• [Data]
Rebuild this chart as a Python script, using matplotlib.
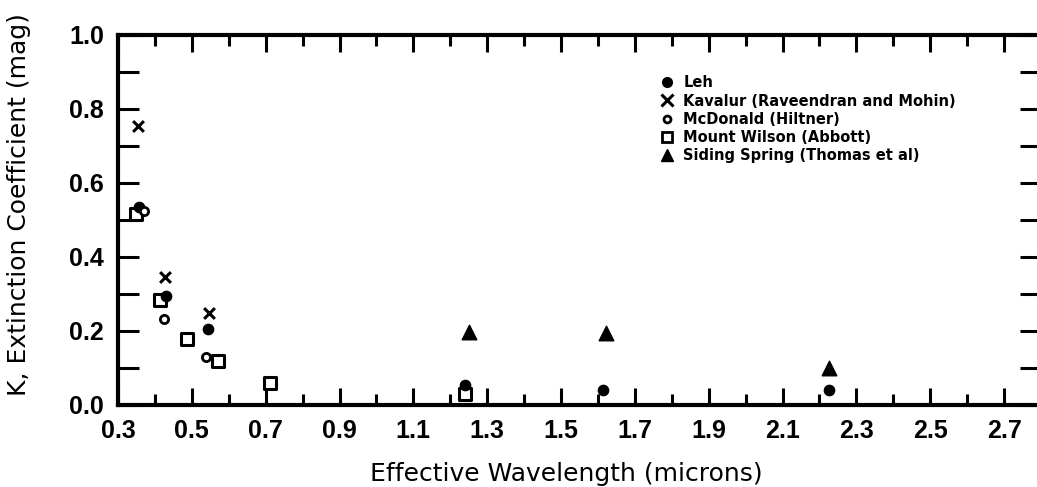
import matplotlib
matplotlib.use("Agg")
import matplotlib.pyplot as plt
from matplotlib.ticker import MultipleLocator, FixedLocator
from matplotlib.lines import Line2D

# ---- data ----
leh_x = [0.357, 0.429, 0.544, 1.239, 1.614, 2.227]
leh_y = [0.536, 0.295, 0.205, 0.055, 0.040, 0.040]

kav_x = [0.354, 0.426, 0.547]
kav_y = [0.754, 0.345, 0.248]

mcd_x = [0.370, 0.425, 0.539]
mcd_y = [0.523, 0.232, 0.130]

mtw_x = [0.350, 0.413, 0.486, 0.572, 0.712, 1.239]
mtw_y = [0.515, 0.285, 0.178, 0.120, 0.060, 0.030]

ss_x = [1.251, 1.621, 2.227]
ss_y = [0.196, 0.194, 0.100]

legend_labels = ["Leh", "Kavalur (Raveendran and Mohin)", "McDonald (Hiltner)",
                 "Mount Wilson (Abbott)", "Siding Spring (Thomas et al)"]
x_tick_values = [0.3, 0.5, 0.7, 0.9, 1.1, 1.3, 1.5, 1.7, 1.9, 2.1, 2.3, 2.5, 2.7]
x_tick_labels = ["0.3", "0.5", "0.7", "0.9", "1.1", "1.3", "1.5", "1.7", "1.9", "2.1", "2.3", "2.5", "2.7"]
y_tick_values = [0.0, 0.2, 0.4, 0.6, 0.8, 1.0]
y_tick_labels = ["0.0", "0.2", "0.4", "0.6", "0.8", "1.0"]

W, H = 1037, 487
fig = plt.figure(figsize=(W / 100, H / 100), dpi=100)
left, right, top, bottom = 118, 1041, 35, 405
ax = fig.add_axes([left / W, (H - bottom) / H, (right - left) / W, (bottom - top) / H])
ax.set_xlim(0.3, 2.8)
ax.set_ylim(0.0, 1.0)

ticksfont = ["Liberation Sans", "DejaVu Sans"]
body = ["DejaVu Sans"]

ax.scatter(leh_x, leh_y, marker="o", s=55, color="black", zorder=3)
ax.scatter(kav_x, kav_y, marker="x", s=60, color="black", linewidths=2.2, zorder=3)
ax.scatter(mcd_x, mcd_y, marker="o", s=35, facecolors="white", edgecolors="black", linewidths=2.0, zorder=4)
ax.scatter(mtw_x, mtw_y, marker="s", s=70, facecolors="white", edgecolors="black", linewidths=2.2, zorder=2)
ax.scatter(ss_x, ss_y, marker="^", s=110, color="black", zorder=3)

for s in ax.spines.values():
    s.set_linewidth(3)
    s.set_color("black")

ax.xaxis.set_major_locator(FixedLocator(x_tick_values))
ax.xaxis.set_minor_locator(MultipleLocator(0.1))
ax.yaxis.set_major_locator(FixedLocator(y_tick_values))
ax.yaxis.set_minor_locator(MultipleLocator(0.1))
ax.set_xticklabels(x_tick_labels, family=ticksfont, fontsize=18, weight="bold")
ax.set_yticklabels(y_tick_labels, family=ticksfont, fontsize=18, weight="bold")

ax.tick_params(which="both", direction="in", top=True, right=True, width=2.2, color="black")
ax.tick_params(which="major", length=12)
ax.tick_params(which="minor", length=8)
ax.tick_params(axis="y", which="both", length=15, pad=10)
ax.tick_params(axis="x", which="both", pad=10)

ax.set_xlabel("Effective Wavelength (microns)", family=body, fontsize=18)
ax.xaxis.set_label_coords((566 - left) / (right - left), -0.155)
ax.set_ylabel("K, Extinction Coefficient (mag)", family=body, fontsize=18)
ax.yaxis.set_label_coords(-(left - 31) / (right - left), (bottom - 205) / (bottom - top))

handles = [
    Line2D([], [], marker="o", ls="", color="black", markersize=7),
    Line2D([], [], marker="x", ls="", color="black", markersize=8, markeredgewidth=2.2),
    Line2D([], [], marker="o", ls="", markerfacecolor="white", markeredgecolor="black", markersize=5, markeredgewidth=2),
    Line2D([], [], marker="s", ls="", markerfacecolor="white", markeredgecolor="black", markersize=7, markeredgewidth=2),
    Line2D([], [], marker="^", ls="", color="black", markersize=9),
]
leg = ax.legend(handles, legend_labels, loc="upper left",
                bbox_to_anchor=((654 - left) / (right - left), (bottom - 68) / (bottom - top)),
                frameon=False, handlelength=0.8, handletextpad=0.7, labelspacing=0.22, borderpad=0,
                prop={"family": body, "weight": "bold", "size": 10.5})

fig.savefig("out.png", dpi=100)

• [Problem requirements]
Give the material again exactly as it is, but keep the pictures out.

• [The output]
Rebuild this chart as a Python script, using matplotlib.
import matplotlib
matplotlib.use("Agg")
import matplotlib.pyplot as plt
from matplotlib.ticker import MultipleLocator, FixedLocator
from matplotlib.lines import Line2D

# ---- data ----
leh_x = [0.357, 0.429, 0.544, 1.239, 1.614, 2.227]
leh_y = [0.536, 0.295, 0.205, 0.055, 0.040, 0.040]

kav_x = [0.354, 0.426, 0.547]
kav_y = [0.754, 0.345, 0.248]

mcd_x = [0.370, 0.425, 0.539]
mcd_y = [0.523, 0.232, 0.130]

mtw_x = [0.350, 0.413, 0.486, 0.572, 0.712, 1.239]
mtw_y = [0.515, 0.285, 0.178, 0.120, 0.060, 0.030]

ss_x = [1.251, 1.621, 2.227]
ss_y = [0.196, 0.194, 0.100]

legend_labels = ["Leh", "Kavalur (Raveendran and Mohin)", "McDonald (Hiltner)",
                 "Mount Wilson (Abbott)", "Siding Spring (Thomas et al)"]
x_tick_values = [0.3, 0.5, 0.7, 0.9, 1.1, 1.3, 1.5, 1.7, 1.9, 2.1, 2.3, 2.5, 2.7]
x_tick_labels = ["0.3", "0.5", "0.7", "0.9", "1.1", "1.3", "1.5", "1.7", "1.9", "2.1", "2.3", "2.5", "2.7"]
y_tick_values = [0.0, 0.2, 0.4, 0.6, 0.8, 1.0]
y_tick_labels = ["0.0", "0.2", "0.4", "0.6", "0.8", "1.0"]

W, H = 1037, 487
fig = plt.figure(figsize=(W / 100, H / 100), dpi=100)
left, right, top, bottom = 118, 1041, 35, 405
ax = fig.add_axes([left / W, (H - bottom) / H, (right - left) / W, (bottom - top) / H])
ax.set_xlim(0.3, 2.8)
ax.set_ylim(0.0, 1.0)

ticksfont = ["Liberation Sans", "DejaVu Sans"]
body = ["DejaVu Sans"]

ax.scatter(leh_x, leh_y, marker="o", s=55, color="black", zorder=3)
ax.scatter(kav_x, kav_y, marker="x", s=60, color="black", linewidths=2.2, zorder=3)
ax.scatter(mcd_x, mcd_y, marker="o", s=35, facecolors="white", edgecolors="black", linewidths=2.0, zorder=4)
ax.scatter(mtw_x, mtw_y, marker="s", s=70, facecolors="white", edgecolors="black", linewidths=2.2, zorder=2)
ax.scatter(ss_x, ss_y, marker="^", s=110, color="black", zorder=3)

for s in ax.spines.values():
    s.set_linewidth(3)
    s.set_color("black")

ax.xaxis.set_major_locator(FixedLocator(x_tick_values))
ax.xaxis.set_minor_locator(MultipleLocator(0.1))
ax.yaxis.set_major_locator(FixedLocator(y_tick_values))
ax.yaxis.set_minor_locator(MultipleLocator(0.1))
ax.set_xticklabels(x_tick_labels, family=ticksfont, fontsize=18, weight="bold")
ax.set_yticklabels(y_tick_labels, family=ticksfont, fontsize=18, weight="bold")

ax.tick_params(which="both", direction="in", top=True, right=True, width=2.2, color="black")
ax.tick_params(which="major", length=12)
ax.tick_params(which="minor", length=8)
ax.tick_params(axis="y", which="both", length=15, pad=10)
ax.tick_params(axis="x", which="both", pad=10)

ax.set_xlabel("Effective Wavelength (microns)", family=body, fontsize=18)
ax.xaxis.set_label_coords((566 - left) / (right - left), -0.155)
ax.set_ylabel("K, Extinction Coefficient (mag)", family=body, fontsize=18)
ax.yaxis.set_label_coords(-(left - 31) / (right - left), (bottom - 205) / (bottom - top))

handles = [
    Line2D([], [], marker="o", ls="", color="black", markersize=7),
    Line2D([], [], marker="x", ls="", color="black", markersize=8, markeredgewidth=2.2),
    Line2D([], [], marker="o", ls="", markerfacecolor="white", markeredgecolor="black", markersize=5, markeredgewidth=2),
    Line2D([], [], marker="s", ls="", markerfacecolor="white", markeredgecolor="black", markersize=7, markeredgewidth=2),
    Line2D([], [], marker="^", ls="", color="black", markersize=9),
]
leg = ax.legend(handles, legend_labels, loc="upper left",
                bbox_to_anchor=((654 - left) / (right - left), (bottom - 68) / (bottom - top)),
                frameon=False, handlelength=0.8, handletextpad=0.7, labelspacing=0.22, borderpad=0,
                prop={"family": body, "weight": "bold", "size": 10.5})

fig.savefig("out.png", dpi=100)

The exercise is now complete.